▶ **Exercise description**
Retype every line from the start of the data down to and including the line with "Serif', 'Times New". Skip the pictures.

▶ **Stored records**
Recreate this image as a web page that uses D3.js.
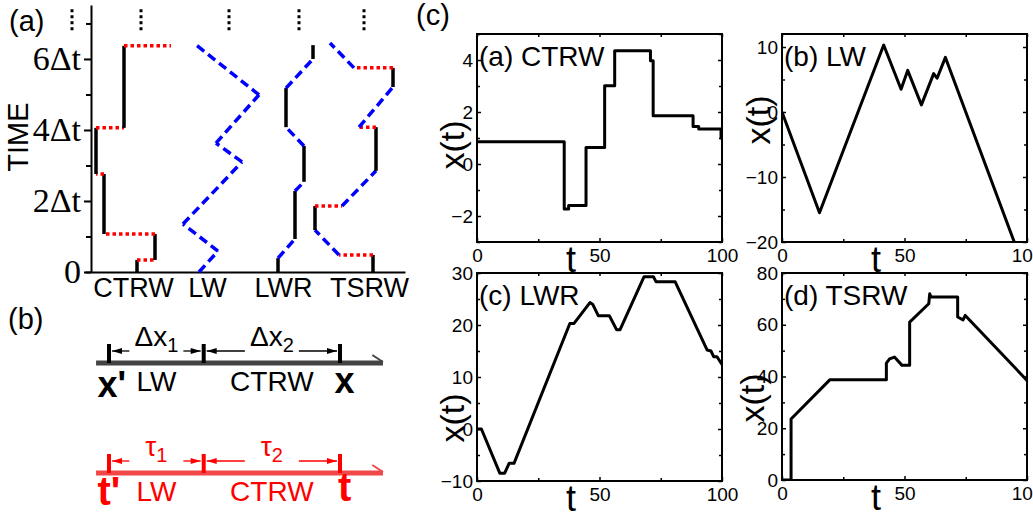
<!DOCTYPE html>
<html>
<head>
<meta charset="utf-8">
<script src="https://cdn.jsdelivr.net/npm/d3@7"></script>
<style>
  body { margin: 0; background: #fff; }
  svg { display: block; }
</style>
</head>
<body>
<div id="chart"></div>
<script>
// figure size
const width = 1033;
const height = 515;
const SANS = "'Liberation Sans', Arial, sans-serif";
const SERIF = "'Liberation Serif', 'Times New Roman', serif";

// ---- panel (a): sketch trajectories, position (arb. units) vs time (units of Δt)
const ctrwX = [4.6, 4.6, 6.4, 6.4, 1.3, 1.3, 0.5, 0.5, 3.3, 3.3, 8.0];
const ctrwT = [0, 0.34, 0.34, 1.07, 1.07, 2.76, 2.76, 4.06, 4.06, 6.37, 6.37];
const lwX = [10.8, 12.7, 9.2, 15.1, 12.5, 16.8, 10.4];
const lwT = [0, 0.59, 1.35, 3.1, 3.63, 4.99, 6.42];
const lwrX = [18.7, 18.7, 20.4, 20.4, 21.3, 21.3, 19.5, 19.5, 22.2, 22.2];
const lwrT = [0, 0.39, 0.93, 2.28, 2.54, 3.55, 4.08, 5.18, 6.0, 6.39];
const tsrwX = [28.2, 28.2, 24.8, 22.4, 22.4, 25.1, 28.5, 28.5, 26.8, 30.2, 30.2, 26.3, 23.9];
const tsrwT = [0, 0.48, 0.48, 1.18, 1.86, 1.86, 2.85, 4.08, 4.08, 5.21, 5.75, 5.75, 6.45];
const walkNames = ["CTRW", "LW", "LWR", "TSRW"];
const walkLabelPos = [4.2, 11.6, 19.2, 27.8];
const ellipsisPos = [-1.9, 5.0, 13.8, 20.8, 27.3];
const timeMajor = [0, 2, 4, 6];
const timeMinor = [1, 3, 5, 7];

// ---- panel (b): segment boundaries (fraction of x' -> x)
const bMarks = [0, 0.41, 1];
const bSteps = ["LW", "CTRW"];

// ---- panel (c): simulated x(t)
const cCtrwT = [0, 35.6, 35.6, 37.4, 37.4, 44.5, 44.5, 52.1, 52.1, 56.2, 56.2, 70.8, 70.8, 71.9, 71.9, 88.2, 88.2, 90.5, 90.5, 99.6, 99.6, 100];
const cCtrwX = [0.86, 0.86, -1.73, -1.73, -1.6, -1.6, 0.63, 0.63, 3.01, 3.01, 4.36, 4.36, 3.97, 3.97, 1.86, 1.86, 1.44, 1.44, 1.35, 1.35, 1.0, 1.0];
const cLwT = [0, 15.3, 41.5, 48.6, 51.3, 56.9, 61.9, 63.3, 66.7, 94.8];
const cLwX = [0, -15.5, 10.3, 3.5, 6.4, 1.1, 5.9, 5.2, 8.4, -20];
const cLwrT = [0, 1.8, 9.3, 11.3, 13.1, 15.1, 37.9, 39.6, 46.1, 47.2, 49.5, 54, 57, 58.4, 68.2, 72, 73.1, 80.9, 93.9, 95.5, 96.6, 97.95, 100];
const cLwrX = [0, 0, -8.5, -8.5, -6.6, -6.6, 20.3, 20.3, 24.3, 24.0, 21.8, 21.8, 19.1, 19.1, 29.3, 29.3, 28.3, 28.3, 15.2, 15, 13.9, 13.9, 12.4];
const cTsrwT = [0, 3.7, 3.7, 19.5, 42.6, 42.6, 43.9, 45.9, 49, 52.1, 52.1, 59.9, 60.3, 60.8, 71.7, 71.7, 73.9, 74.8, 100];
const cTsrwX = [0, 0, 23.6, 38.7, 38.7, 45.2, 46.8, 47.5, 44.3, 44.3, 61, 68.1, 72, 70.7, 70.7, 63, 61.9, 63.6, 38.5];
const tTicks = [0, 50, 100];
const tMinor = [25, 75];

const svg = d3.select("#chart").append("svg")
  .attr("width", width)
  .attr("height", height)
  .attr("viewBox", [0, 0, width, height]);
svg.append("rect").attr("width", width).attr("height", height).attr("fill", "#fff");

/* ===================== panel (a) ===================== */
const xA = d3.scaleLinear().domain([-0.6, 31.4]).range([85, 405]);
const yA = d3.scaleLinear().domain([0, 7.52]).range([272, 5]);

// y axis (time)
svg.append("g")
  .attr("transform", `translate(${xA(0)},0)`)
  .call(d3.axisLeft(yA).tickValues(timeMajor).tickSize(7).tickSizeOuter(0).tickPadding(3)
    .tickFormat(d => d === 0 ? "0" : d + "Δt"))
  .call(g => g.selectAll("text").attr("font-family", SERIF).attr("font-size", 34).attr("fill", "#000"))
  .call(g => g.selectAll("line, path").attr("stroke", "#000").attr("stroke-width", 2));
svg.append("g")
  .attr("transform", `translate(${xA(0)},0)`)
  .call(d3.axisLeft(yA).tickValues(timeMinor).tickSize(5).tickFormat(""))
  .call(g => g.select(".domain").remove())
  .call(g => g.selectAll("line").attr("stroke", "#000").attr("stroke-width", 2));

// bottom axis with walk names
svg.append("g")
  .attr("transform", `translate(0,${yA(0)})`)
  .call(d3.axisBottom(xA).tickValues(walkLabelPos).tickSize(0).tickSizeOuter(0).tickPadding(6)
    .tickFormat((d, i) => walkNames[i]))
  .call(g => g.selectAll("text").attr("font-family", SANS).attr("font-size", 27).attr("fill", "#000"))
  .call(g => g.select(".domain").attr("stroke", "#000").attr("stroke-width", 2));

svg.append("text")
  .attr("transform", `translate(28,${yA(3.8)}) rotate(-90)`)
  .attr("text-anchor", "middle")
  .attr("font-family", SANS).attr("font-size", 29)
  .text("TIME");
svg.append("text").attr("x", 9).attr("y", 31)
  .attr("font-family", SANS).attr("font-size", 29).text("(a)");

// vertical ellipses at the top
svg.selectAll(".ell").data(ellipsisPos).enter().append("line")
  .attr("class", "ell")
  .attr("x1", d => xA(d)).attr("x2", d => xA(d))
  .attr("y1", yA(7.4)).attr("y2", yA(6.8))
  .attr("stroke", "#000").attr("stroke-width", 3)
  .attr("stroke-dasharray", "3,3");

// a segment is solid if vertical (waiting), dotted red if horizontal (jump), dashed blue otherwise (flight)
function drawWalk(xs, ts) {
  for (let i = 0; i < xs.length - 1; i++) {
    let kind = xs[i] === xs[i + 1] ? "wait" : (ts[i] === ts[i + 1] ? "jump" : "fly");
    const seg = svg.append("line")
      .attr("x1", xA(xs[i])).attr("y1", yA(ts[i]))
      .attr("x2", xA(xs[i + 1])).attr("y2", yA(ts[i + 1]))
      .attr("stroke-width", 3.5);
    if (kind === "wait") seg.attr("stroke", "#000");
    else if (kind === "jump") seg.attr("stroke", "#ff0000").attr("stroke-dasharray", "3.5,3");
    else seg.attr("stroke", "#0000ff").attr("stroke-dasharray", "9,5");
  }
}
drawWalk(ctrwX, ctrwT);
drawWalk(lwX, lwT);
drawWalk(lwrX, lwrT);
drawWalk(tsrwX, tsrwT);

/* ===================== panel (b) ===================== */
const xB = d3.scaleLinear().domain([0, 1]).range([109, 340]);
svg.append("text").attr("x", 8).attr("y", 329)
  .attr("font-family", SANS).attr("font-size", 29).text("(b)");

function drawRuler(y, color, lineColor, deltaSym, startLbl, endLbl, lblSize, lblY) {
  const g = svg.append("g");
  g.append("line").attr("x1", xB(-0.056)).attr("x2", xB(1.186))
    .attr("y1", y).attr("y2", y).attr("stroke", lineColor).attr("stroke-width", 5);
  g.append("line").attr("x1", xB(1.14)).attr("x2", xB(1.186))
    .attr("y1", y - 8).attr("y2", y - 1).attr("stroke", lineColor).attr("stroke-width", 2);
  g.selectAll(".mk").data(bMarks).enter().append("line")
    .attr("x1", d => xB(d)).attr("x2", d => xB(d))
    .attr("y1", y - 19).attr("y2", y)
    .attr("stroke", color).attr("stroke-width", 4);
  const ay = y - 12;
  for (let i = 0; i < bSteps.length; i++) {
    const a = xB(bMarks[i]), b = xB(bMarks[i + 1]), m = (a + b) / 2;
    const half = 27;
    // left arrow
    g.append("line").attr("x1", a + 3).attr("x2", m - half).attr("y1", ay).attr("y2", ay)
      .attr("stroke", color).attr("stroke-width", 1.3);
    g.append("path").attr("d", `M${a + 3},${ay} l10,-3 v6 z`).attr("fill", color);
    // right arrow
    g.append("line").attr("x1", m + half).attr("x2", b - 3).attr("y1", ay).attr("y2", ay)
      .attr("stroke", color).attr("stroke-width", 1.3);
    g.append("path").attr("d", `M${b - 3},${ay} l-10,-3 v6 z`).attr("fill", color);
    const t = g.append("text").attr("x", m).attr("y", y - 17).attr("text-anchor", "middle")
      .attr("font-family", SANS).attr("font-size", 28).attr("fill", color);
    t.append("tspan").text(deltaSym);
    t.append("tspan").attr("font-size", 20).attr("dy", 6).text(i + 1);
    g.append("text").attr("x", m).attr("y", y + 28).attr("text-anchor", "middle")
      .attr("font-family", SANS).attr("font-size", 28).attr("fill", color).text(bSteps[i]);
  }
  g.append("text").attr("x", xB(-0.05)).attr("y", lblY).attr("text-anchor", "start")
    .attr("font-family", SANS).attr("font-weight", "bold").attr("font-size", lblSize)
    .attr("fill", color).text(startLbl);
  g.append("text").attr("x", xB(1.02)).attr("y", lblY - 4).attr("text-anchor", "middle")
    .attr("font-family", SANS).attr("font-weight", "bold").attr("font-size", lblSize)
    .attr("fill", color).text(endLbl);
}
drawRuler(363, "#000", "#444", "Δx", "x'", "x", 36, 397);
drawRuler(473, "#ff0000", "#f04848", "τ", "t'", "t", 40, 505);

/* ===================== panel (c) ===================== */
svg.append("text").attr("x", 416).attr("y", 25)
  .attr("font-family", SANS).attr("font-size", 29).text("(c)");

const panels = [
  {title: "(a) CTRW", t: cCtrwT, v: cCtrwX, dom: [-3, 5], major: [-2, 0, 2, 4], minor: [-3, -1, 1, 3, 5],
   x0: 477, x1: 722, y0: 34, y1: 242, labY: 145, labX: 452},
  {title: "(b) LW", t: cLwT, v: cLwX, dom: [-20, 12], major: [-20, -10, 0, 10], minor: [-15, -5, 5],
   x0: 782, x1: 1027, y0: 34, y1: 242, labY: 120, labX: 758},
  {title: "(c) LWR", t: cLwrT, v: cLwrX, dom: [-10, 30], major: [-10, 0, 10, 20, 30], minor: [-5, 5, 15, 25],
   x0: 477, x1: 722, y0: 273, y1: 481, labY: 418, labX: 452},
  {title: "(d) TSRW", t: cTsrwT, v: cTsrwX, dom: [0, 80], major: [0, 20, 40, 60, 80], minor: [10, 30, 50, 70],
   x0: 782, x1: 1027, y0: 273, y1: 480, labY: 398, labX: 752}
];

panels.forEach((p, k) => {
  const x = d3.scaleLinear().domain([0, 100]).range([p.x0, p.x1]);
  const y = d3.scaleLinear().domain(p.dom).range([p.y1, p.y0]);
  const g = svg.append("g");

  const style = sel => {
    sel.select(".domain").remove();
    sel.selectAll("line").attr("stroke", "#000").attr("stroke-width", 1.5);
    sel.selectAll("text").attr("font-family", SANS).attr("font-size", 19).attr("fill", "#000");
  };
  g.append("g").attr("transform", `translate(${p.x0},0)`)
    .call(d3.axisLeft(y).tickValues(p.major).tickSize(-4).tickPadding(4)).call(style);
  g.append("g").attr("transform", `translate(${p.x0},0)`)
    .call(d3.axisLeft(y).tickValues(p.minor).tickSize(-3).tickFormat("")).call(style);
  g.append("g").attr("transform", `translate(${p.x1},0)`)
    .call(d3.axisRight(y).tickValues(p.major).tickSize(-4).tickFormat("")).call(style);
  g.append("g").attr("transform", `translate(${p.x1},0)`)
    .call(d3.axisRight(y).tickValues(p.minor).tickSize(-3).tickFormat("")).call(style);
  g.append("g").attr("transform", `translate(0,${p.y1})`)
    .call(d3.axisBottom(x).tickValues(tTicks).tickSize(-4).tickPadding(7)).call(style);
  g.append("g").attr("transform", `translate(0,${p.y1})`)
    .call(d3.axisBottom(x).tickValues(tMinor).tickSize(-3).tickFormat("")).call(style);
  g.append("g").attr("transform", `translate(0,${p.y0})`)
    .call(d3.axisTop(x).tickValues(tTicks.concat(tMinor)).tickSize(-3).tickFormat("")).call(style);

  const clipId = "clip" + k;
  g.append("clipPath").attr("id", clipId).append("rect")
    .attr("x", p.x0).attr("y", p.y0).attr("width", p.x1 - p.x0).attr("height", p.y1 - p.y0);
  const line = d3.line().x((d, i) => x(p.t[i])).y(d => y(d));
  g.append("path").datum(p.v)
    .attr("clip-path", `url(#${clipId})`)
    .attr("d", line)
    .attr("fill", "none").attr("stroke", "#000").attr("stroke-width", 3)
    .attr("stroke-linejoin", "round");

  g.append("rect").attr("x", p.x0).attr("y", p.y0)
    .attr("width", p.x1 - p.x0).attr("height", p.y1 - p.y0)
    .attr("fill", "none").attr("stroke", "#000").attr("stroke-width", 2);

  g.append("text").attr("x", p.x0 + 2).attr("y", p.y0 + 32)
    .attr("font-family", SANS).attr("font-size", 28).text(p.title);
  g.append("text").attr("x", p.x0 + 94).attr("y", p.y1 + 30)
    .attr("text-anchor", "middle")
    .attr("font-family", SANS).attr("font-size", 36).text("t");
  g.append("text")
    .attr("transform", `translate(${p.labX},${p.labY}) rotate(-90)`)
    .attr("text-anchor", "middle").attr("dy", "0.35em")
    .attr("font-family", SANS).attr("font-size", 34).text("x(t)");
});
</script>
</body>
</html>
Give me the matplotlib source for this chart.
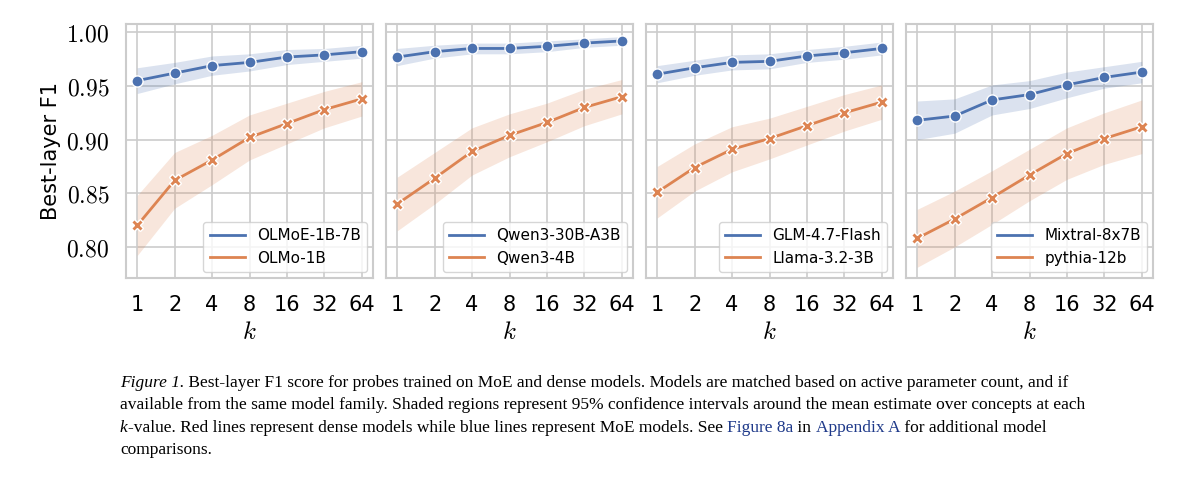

▶ **Task result**
Recreate this image as a web page that uses D3.js.
<!DOCTYPE html>
<html>
<head>
<meta charset="utf-8">
<script src="https://cdn.jsdelivr.net/npm/d3@7"></script>
<style>
  body { margin: 0; background: #fff; }
  svg { display: block; }
</style>
</head>
<body>
<div id="chart"></div>
<script>
// figure size
const width = 1033;
const height = 515;
const SANS = "'Liberation Sans', Arial, sans-serif";
const SERIF = "'Liberation Serif', 'Times New Roman', serif";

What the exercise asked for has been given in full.